Que dis-tu de cela ? Il est resté quinze jours à Rouen, n’est pas venu une fois voir sa fille et a bu régulièrement pour 32 francs de vin fin par jour. Il se fait acheter des chevreuils entiers pour lui tout seul. S’il en profitait encore ! Mais ce malheureux ne peut même guère manger […].

Nous allons nous retrouver à ce conseil de famille 4, et la dernière fois qu’il fut assemblé (il y a huit ans) nous étions 7. Deux sont morts, et le juge de paix par-dessus le marché, ce qui fait trois. Je me rappelle que chez ce juge de paix il y avait, dans la salle d’audience, peint au plafond comme gentillesse, symbole et enseignement, un œil démesuré entre deux balances et, au-dessus, une main sortait d’un nuage.
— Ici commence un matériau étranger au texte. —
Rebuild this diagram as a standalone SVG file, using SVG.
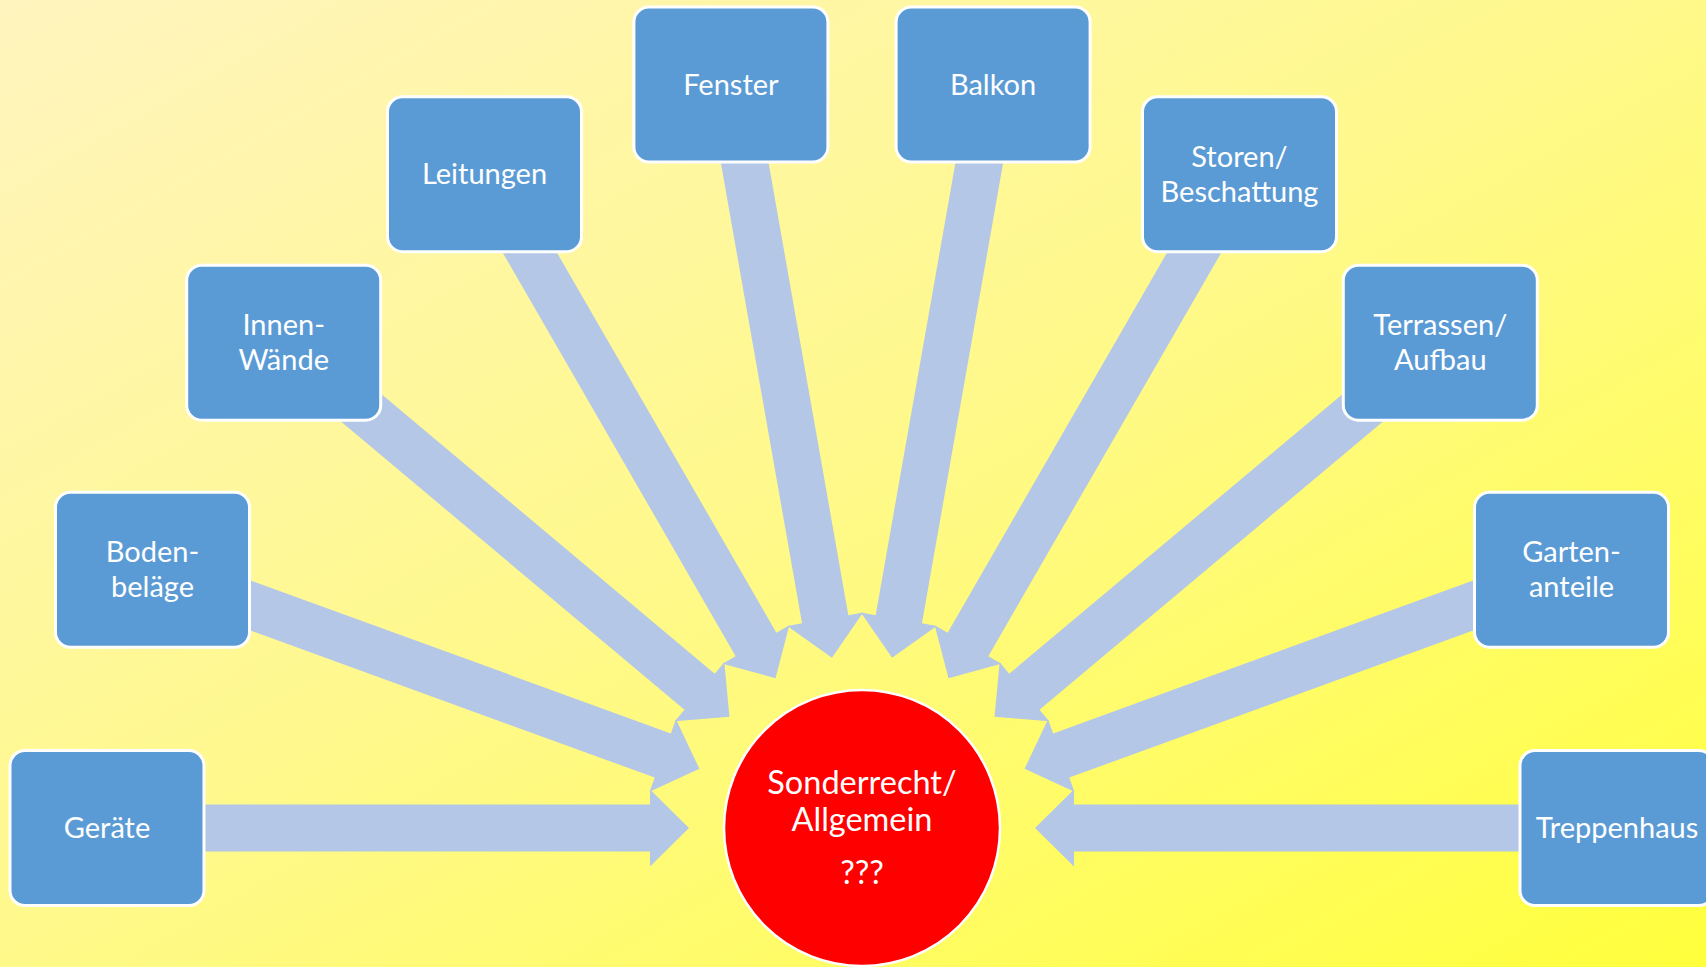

J’ai encore 5 à 6 pages avant d’aller te voir. Il faut que je finisse la lune de miel de mes amants. J’écris présentement des choses fort amoureuses et extra-pohétiques. Le difficile c’est de ne pas être trop ardent, en ayant peur de tomber dans le bleuâtre.

Adieu, je t’embrasse.

À toi. Ton G.

N. Je suis sûr de t’avoir apporté la dernière fois à Paris 3 ou 4 lettres du Crocodile. Je les avais mises dans une enveloppe à ton adresse. Elles sont peut-être restées chez Bouilhet ?? Mais cherche chez toi. Je crois qu’on ouvre beaucoup de lettres à la poste. En voilà deux coup sur coup, adressées à ma mère, qui sont perdues.